The following are some details on the algorithms.
- Density Estimation: In this algorithm, the idea is to evaluate, for each user, a probability density function from the observed training data sample. We mean-normalize a training dataset for each feature. Normalization allows datasets to be on the same scale. In our probability density estimation, we use a Gaussian distribution function as the method for computing probability density. Features are conditionally independent of one another; therefore, the final Gaussian probability density can be computed by factorizing each feature’s probability density. During the online detection phase, we compute the probability of a user’s activity. If the probability of the user performing the activity is below threshold (determined from the training program, using a method called Mathews Correlation Coefficient), we signal anomaly alerts.

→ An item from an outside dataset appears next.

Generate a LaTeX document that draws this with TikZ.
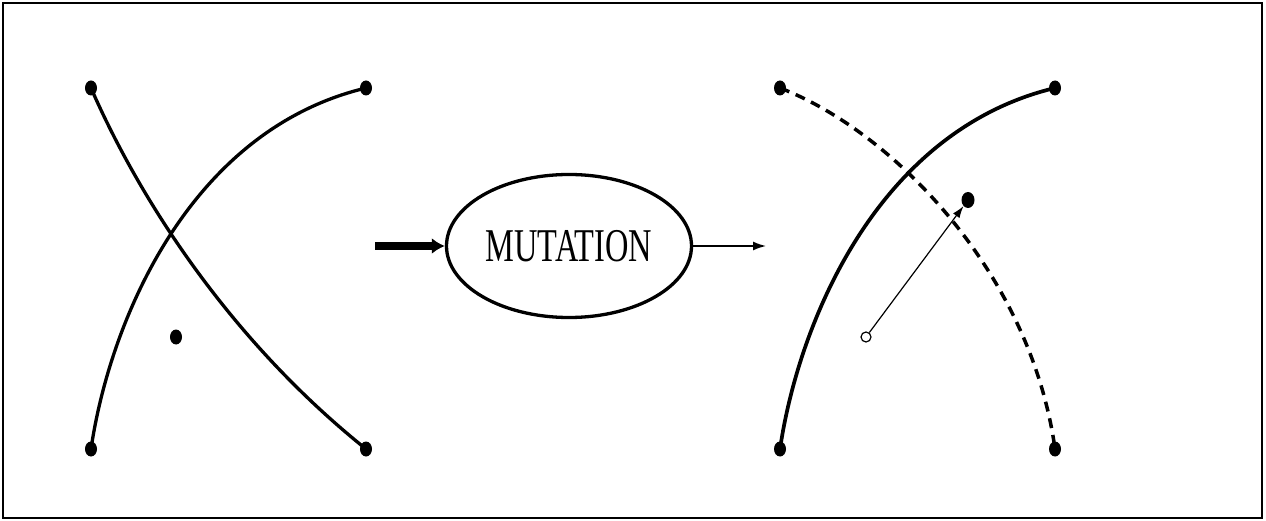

- Eigen-Value Decomposition: Our goal in user profile generation is to find interesting behavioral patterns for users. One way to achieve that goal is to consider a combination of features and see how each one influences the others. When the data volume is large, which is generally the case for us, abnormal patterns among features may go unnoticed due to the huge number of normal patterns. As normal behavioral patterns can lie within very low-dimensional subspace, we can potentially reduce the dimension of the dataset to better understand the user behavior pattern. This method also reduces noise, if any, in the training dataset. Based on the amount of variance of the data we maintain for a user, which is usually 95% for our case, we seek to find the number of principal components k that represents 95% variance. We consider first k principal components as normal subspace for the user. The remaining (n-k) principal components are considered as abnormal subspace.
During online anomaly detection, if the user behavior lies near normal subspace, we consider the behavior to be normal. On the other hand, if the user behavior lies near the abnormal subspace, we raise an alarm as we believe usual user behavior should generally fall within normal subspace. We use the Euclidian distance method to compute whether a user’s current activity is near normal or abnormal subspace.